K-31 Ka-boom

Mother of God, I never thought I'd ever see this!

K31 receiver alloy is so tough I have to use carbide tooling to even get a bite on it. To see it shredded like that is pure horror.......the most wicked shrapnel I can think of! Man, I'm glad the shooter is still among the living!!!!

This is a post from the Swiss Rifles forum, cross posted. Hope I'm not breaking any rules. They get into more depth on this Kaboom.

http://theswissriflesdotcommessageboard.yuku.com/topic/5631

Claven's comment is very interesting. He obviously has metallurgical expertise.



And once again, I will point out these guns are NOT battle tested ;)

That receiver looks like the pics in Hatcher's notebook of blown-up M1903's that had improper heat treatment making the steel too brittle. That failure is too crystaline to indicate failure due to plastic deformation as we would see in a modern gun, or even most guns made after 1918. It looks to me like the steel is martensitic. It should not be. The grain should look like a mix of austentitic and pearlitic steel that underwent plastic failure in a typical blowup.

Glad to hear you are OK.
 
Would have been interesting to give it to a university metallurgy department as a student project (three years on) for analysis.
 
when i saw the pics it showed that the bolt wasnt locked because the serial #s didnt seem to be at 12 oclock, the nightmare happened , in my opinion, when the cam follower pin broke. too much of a k31 newbie to really know? but its my opinion. personally im gonna check those serial numbers just to make sure...a little rapid fire here and there though once in a blue moon maybe. B2
 
I personally feel the problem is, 22grns of a magnum pistol powder in a rifle case with lots of air in it, a recipe for a detonation.

+1

This used to happen a LOT with inexperienced revolver cartridge reloaders stuffing a mere 5gr of 2400 or similar in a .44Mag case.

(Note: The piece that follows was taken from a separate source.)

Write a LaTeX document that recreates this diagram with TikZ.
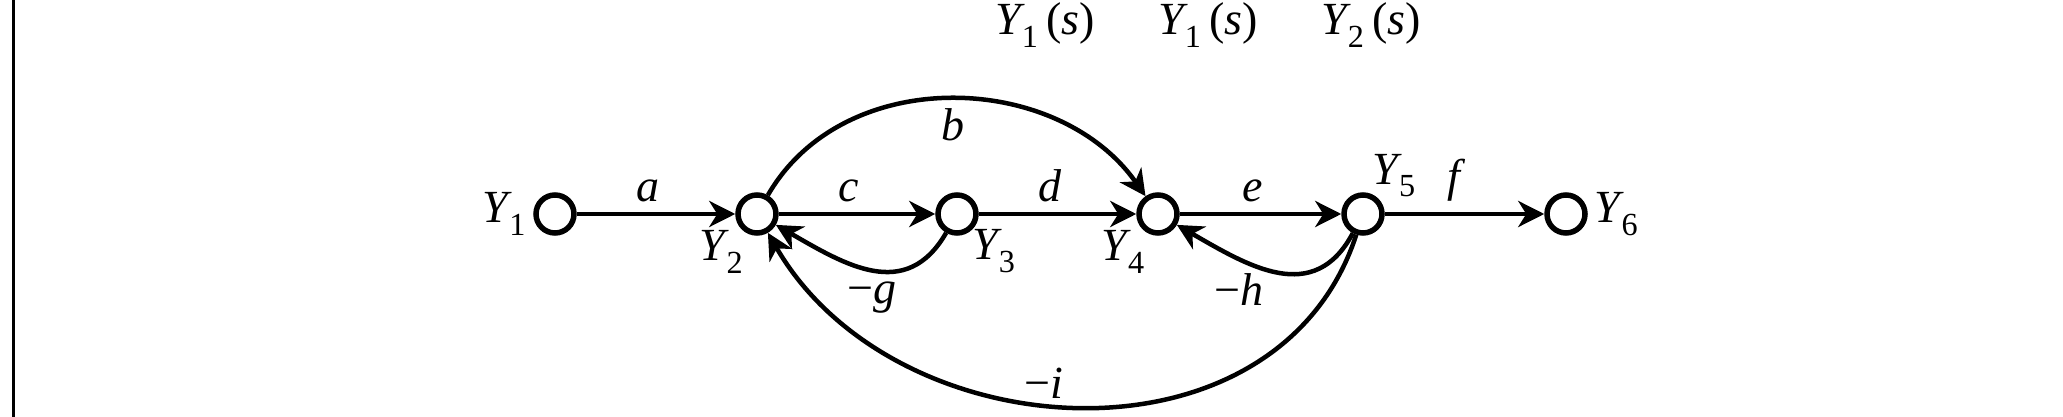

I'm pretty sure that I don't need to explain surface detonation as opposed to columnar deflagration to anybody on this forum.

tac
 
+1

This used to happen a LOT with inexperienced revolver cartridge reloaders stuffing a mere 5gr of 2400 or similar in a .44Mag case.

I'm pretty sure that I don't need to explain surface detonation as opposed to columnar deflagration to anybody on this forum.

tac

I wouldn't mind if you did. I know that too much air/too little powder can cause kabooms, but it'd be good to have it explained in depth. Understanding the theory rather than following rote rules is always better in my opinion.
 
And once again, I will point out these guns are NOT battle tested ;)

That receiver looks like the pics in Hatcher's notebook of blown-up M1903's that had improper heat treatment making the steel too brittle. That failure is too crystaline to indicate failure due to plastic deformation as we would see in a modern gun, or even most guns made after 1918. It looks to me like the steel is martensitic. It should not be. The grain should look like a mix of austentitic and pearlitic steel that underwent plastic failure in a typical blowup.

Glad to hear you are OK.

I thought the same thing about the metal at the fracture although not in as much detail, it looks just like a crappy socket extension when it snaps from being overly hard. I too am glad you were not hurt.